Elk op hun manier, verwijzen ze ons naar de kern van de christelijke openbaring
In
de Apocalyps hoorden we Johannes zijn visioen over het hemelse Jerusalem
beschrijven. Zoals gebruikelijk in de apocalyptische literatuur, met heel wat
spectaculaire details. Dat zou onze aandacht kunnen wegtrekken van het
belangrijkste element van deze perikoop. Johannes merkt namelijk op dat er iets
ontbreekt: in dat hemelse Jeruzalem is er namelijk géén tempel. Dat terwijl de
tempel traditioneel voor de joden het absolute centrum was van de heilige stad.
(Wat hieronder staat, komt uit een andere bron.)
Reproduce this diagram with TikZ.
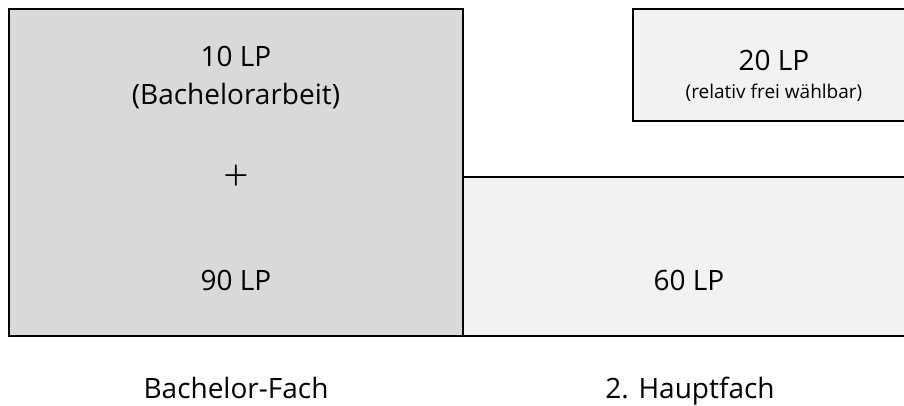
\documentclass[tikz,border=0pt]{standalone}
\usepackage{fontspec}
\setmainfont{Open Sans}
\newfontfamily\plusfont{Open Sans Light}
\definecolor{darkfill}{HTML}{D9D9D9}
\definecolor{lightfill}{HTML}{F2F2F2}
\begin{document}
\begin{tikzpicture}[x=1pt,y=-1pt,
  box/.style={draw=black,line width=2pt,rectangle,inner sep=0pt,outer sep=0pt},
  big/.style={inner sep=0pt,anchor=base,font=\fontsize{28}{34}\selectfont},
  small/.style={inner sep=0pt,anchor=base,font=\fontsize{19}{23}\selectfont},
  plussign/.style={inner sep=0pt,anchor=base,font=\plusfont\fontsize{45}{50}\selectfont}]
\useasboundingbox (0,0) rectangle (904,405);
\node[box,fill=lightfill,minimum width=452pt,minimum height=159pt] (hf) at (689,256.5) {};
\node[box,fill=darkfill,minimum width=454pt,minimum height=327pt] (bf) at (236,172.5) {};
\node[box,fill=lightfill,minimum width=282pt,minimum height=111.5pt] (fw) at (774,64.75) {};
\node[big] (t10) at (236,66) {10 LP};
\node[big] (tba) at (236,104) {(Bachelorarbeit)};
\node[plussign] (plus) at (236,191) {+};
\node[big] (t90) at (236,290) {90 LP};
\node[big] (t60) at (689,290) {60 LP};
\node[big] (t20) at (774,70) {20 LP};
\node[small] (tfrei) at (774,98) {(relativ frei wählbar)};
\node[big] (lbf) at (236,398) {Bachelor-Fach};
\node[big] (lhf) at (690,398) {2. Hauptfach};
\end{tikzpicture}
\end{document}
Ik citeer even: “Maar een tempel zag ik er niet want God, de Heer, de Albeheerser is haar
tempel zoals ook het Lam. En de Stad heeft het licht van zon en maan niet
nodig, want de luister van God verlicht haar en haar lamp is het Lam.”
Met
andere woorden, Johannes legt uit dat in de nieuwe wereld die die begonnen is
met de verrijzenis van Jezus, God, en meer in het bijzonder Jezus zelf, het
lam, voortaan overal aanwezig is. Niet
enkel meer in de heilige plaats die de tempel is, maar in de hele stad. Elke
plaats, elke ervaring, elk moment van ons leven kan met andere woorden aanleiding
worden van een Godsontmoeting.
In zijn
evangelieboek gaat Johannes hier dieper op in. En eigenlijk op spectaculaire
wijze. De evangelist verhaalt ons namelijk volgende uitspraak van Jezus: “Als iemand Mij
liefheeft zal hij mijn woord onderhouden; mijn Vader zal hem liefhebben
en Wij zullen tot hem komen en verblijf bij hem nemen.” Wat betekent dit? Jezus belooft ons dat Vader en Zoon verlangen
om duurzaam aanwezig te zijn in het diepste van elke mens. In de theologie
noemt men dit de “inwoning”. God die ons zo nabij wil zijn dat Hij als het ware
in elk van ons zijn intrek wil nemen. Het is bijna niet te geloven: God die elk
van ons tot zijn tabernakel wil maken.
Wij geloven
dat we dit mysterie van die bijzondere ontmoeting mogen beleven in de
eucharistische communie. Maar Jezus beperkt het goddelijke bezoek niet tot die uitzonderlijke
momenten. Op elk moment van ons leven verlangt God te wonen in de intimiteit
van ons hart. Soms zullen we Hem kunnen voelen en horen. Vaak zal die
aanwezigheid heel discreet zijn, en zullen we de Heer enkel maar in geloof in
ons aanwezig weten.
Als
mensen kunnen wij ons soms heel alleen
voelen en geïsoleerd van onze medemensen. Dit kan zwaar wegen. Maar Jezus
belooft ons dat wij, christenen, nooit eenzaam hoeven te zijn. Net zoals de kartuizers
kan voor elk van ons het stille gebed ontmoetingsplaats worden met de levende
Heer. Niet alleen de stilte overigens. Al ons doen en laten kan ontmoeting
worden met de levende God. De enige voorwaarde, zo leert ons Jezus, is dat we
bereid zijn om onze deur te openen voor Hem. Dat we actief toelaten dat God in
ons diepste zelf verblijf en ons van daaruit geleidelijk aan bevrijdt van alles
in ons dat zich verzet tegen zijn liefde.
Zijn we
daartoe bereid? Zijn we bereid om ons
tot in onze diepste kern te laten doordringen door zijn liefde? Laten we alvast
vragen om de genade om te groeien in gastvrijheid en beschikbaarheid.